My granddaughter Alexa still likes the beach. I just finished watching a little video clip my daughter sent from their vacation. Alexa is wearing a bikini, or almost wearing it. The whole thing consists of about one square yard of material.
There is next to nothing covering her behind. The front consists of a small triangle. It’s a good thing she doesn’t have any boobs to speak of yet. All she has up top are these two little pieces of fabric.
My granddaughter turns 12 this fall. She’s just a kid. How do they get away with marketing and selling this kind of indecent stuff to children? My beach baby has the mind of an adolescent and the look of a 21-year-old. Your thoughts? Robyn Isles, The Villages, Florida
Dear Robyn: Blame it on France, the 1946 birthplace of the basic bikini. And if it was good enough for Brigitte Bardot, American women decided it was good enough for them.
They got little argument from men. Bikinis took East and West Coast beaches by storm in the 1960s. And ever since, the bikini’s skimpy proportions have been sliced and diced to expose even more skin. There’s the string bikini, microkini, the topless monokini, sling bikini, stick-on-bikini and trikini.
Are they marketed to youngsters?

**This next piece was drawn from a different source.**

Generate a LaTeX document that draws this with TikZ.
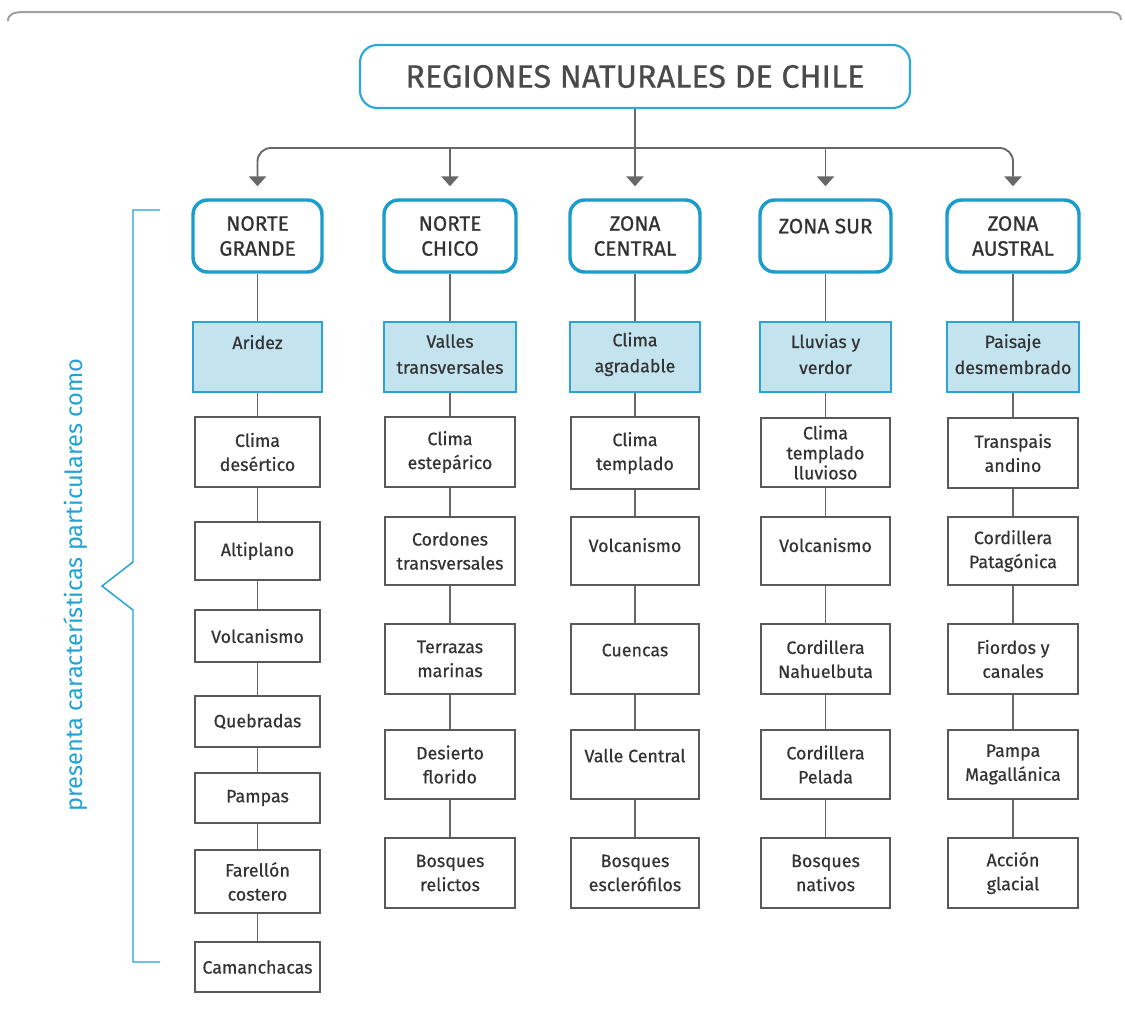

You bet. Did you think global giants of commerce would neglect the lucrative youth segment? Grandchildren are exposed to sexually suggestive images and content daily, and it’s not about to stop.
If grandparents and other family members do not proactively emphasize that one’s self worth is not based on appearance, then who will? Forbidding a child to wear racy attire is a start, not a solution. The problem area is the space between their ears, not their torso. It’s an inside game, so develop that conversation.
Grand remark of the week
Lucky Lady from Waynesboro, Pennsylvania is ready with the answer when people inquire about her grandchildren:
“All my grandchildren are brilliant and beautiful and take after their grandmother.”